# Do this
Restate each line word for word. Leave out every picture.

# Provided material
###
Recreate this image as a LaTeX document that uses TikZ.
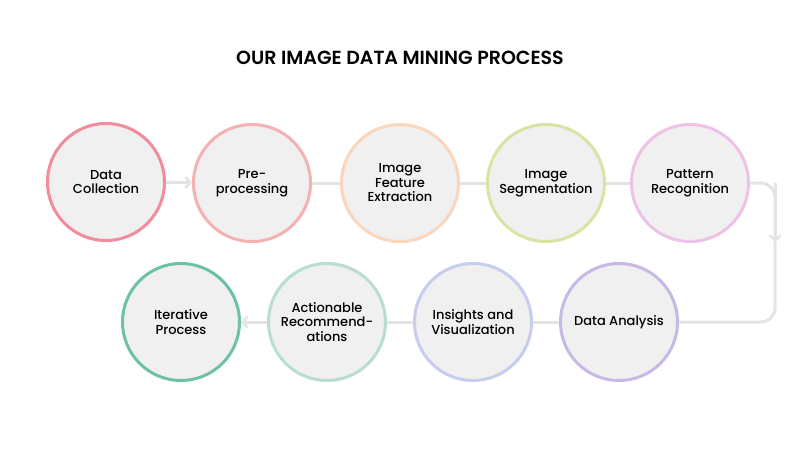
\documentclass[tikz,border=0pt]{standalone}
\usepackage{fontspec}
\setmainfont{Poppins}[UprightFont=* Medium,BoldFont=* SemiBold]
\usetikzlibrary{arrows.meta}
\definecolor{cA}{HTML}{F08C9C}
\definecolor{cB}{HTML}{F4B2B2}
\definecolor{cC}{HTML}{FAD6BC}
\definecolor{cD}{HTML}{D8E4A2}
\definecolor{cE}{HTML}{EEC2E8}
\definecolor{cF}{HTML}{C8B8E6}
\definecolor{cG}{HTML}{C8CCEE}
\definecolor{cH}{HTML}{B8DECE}
\definecolor{cI}{HTML}{6CC2A2}
\definecolor{fillc}{HTML}{F0F0F0}
\definecolor{linec}{HTML}{E4E4E4}
\begin{document}
\begin{tikzpicture}[x=1pt,y=-1pt,
  stage/.style={circle,draw=#1,line width=3pt,fill=fillc,minimum size=117pt,inner sep=0pt,align=center,font=\fontsize{13}{14.5}\selectfont},
  conn/.style={draw=linec,line width=3pt},
  arr/.style={conn,-{Straight Barb[length=5pt,width=11pt,line width=2.5pt]}}]
\useasboundingbox (0,0) rectangle (800,450);
\fill[white] (0,0) rectangle (800,450);
\node[font=\bfseries\fontsize{19}{22}\selectfont] (title) at (400,58) {OUR IMAGE DATA MINING PROCESS};
\node[stage=cA] (n1) at (106,182) {Data\\Collection};
\node[stage=cB] (n2) at (252,183) {Pre-\\processing};
\node[stage=cC] (n3) at (400,183) {Image\\Feature\\Extraction};
\node[stage=cD] (n4) at (546,183) {Image\\Segmentation};
\node[stage=cE] (n5) at (690,183) {Pattern\\Recognition};
\node[stage=cF] (n6) at (619,322) {Data Analysis};
\node[stage=cG] (n7) at (473,322) {Insights and\\Visualization};
\node[stage=cH] (n8) at (327,322) {Actionable\\Recommend-\\ations};
\node[stage=cI] (n9) at (181,322) {Iterative\\Process};
\coordinate (c1) at (775,183);
\coordinate (c2) at (775,242);
\coordinate (c3) at (775,322);
\draw[arr] (n1) -- (n2);
\draw[conn] (n2) -- (n3);
\draw[conn] (n3) -- (n4);
\draw[conn] (n4) -- (n5);
\draw[conn,rounded corners=14pt] (n5.east) -- (c1) -- (c3) -- (n6.east);
\draw[arr] (c1) -- (c2);
\draw[conn] (n6) -- (n7);
\draw[conn] (n7) -- (n8);
\draw[arr] (n8) -- (n9);
\end{tikzpicture}
\end{document}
###
# Correct response
Recreate this image as a LaTeX document that uses TikZ.
\documentclass[tikz,border=0pt]{standalone}
\usepackage{fontspec}
\setmainfont{Poppins}[UprightFont=* Medium,BoldFont=* SemiBold]
\usetikzlibrary{arrows.meta}
\definecolor{cA}{HTML}{F08C9C}
\definecolor{cB}{HTML}{F4B2B2}
\definecolor{cC}{HTML}{FAD6BC}
\definecolor{cD}{HTML}{D8E4A2}
\definecolor{cE}{HTML}{EEC2E8}
\definecolor{cF}{HTML}{C8B8E6}
\definecolor{cG}{HTML}{C8CCEE}
\definecolor{cH}{HTML}{B8DECE}
\definecolor{cI}{HTML}{6CC2A2}
\definecolor{fillc}{HTML}{F0F0F0}
\definecolor{linec}{HTML}{E4E4E4}
\begin{document}
\begin{tikzpicture}[x=1pt,y=-1pt,
  stage/.style={circle,draw=#1,line width=3pt,fill=fillc,minimum size=117pt,inner sep=0pt,align=center,font=\fontsize{13}{14.5}\selectfont},
  conn/.style={draw=linec,line width=3pt},
  arr/.style={conn,-{Straight Barb[length=5pt,width=11pt,line width=2.5pt]}}]
\useasboundingbox (0,0) rectangle (800,450);
\fill[white] (0,0) rectangle (800,450);
\node[font=\bfseries\fontsize{19}{22}\selectfont] (title) at (400,58) {OUR IMAGE DATA MINING PROCESS};
\node[stage=cA] (n1) at (106,182) {Data\\Collection};
\node[stage=cB] (n2) at (252,183) {Pre-\\processing};
\node[stage=cC] (n3) at (400,183) {Image\\Feature\\Extraction};
\node[stage=cD] (n4) at (546,183) {Image\\Segmentation};
\node[stage=cE] (n5) at (690,183) {Pattern\\Recognition};
\node[stage=cF] (n6) at (619,322) {Data Analysis};
\node[stage=cG] (n7) at (473,322) {Insights and\\Visualization};
\node[stage=cH] (n8) at (327,322) {Actionable\\Recommend-\\ations};
\node[stage=cI] (n9) at (181,322) {Iterative\\Process};
\coordinate (c1) at (775,183);
\coordinate (c2) at (775,242);
\coordinate (c3) at (775,322);
\draw[arr] (n1) -- (n2);
\draw[conn] (n2) -- (n3);
\draw[conn] (n3) -- (n4);
\draw[conn] (n4) -- (n5);
\draw[conn,rounded corners=14pt] (n5.east) -- (c1) -- (c3) -- (n6.east);
\draw[arr] (c1) -- (c2);
\draw[conn] (n6) -- (n7);
\draw[conn] (n7) -- (n8);
\draw[arr] (n8) -- (n9);
\end{tikzpicture}
\end{document}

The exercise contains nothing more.